There has been much hypocrisy, on all sides. The Free Democrats - junior coalition partners in the German government, with joint responsibility for cabinet decisions - challenged the legality of sending German planes to enforce the UN no-fly zone over Bosnia. The judges of the constitutional court, the highest court in the land, thought long and hard, before issuing a clearly political ruling last year, in favour.

Now, for the first time, there is talk of German troops being sent in to a war zone - in an area where the soldiers' grandfathers committed war crimes. The German cabinet yesterday put off a final decision, pending an official request from the UN Security Council. In effect, however, the decision has already been taken.

The opposition believes that it occupies the moral high ground, by arguing against greater German involvement. "War must never again go out from German soil." Meanwhile, mixed in with the moral-high-ground argument is the more familiar worry, heard in every country, that "our boys" might lose their lives.

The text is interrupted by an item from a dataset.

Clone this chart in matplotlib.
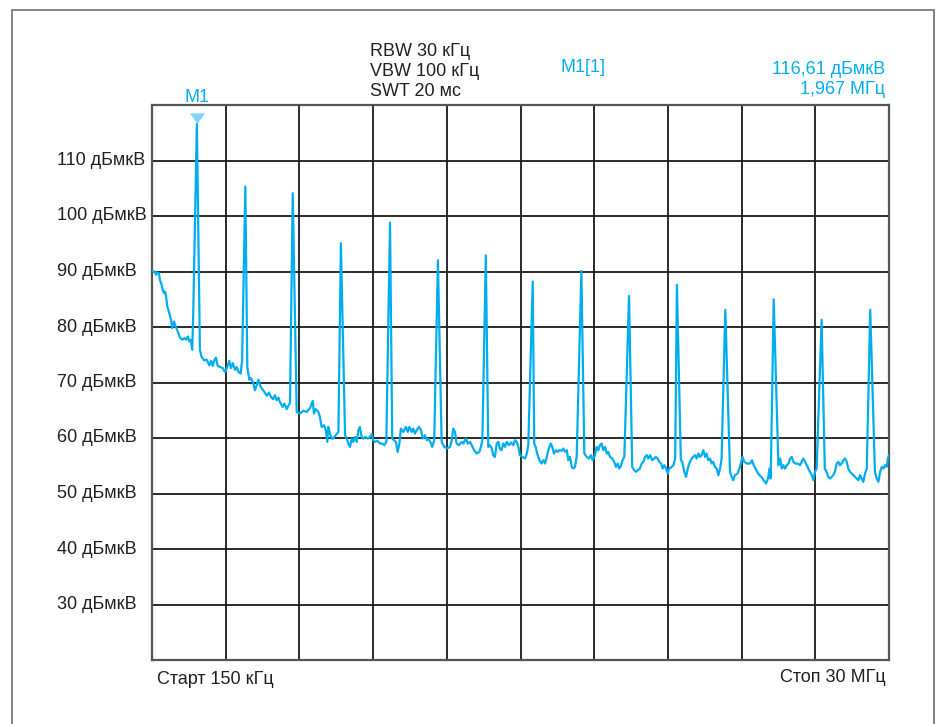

None the less, the balance has changed in recent years - and will continue changing, in the years to come. As European defence structures grow stronger, it seems unlikely that the most powerful country in Europe will simply be able to stand apart. One day, the German army will be an ordinary army once more. Even the most bullish politicians are quick to insist that Germany would not dream of taking part in a full-scale UN armed assault. But, despite today's denials, German troops in Bosnia would almost certainly only mark the beginning of a long road. For the moment, the fears about German participation are almost all on the German side. Many Germans still seem to be convinced that the rest of the world is just waiting for an opportunity to criticise Germany for its aggressive tendencies.

In just a few years' time it may seem remarkable that there could ever have been such a fuss. Germans keep insisting that they want their country to become normal. A German presence in Bosnia would be the clearest sign yet that they believe their own words.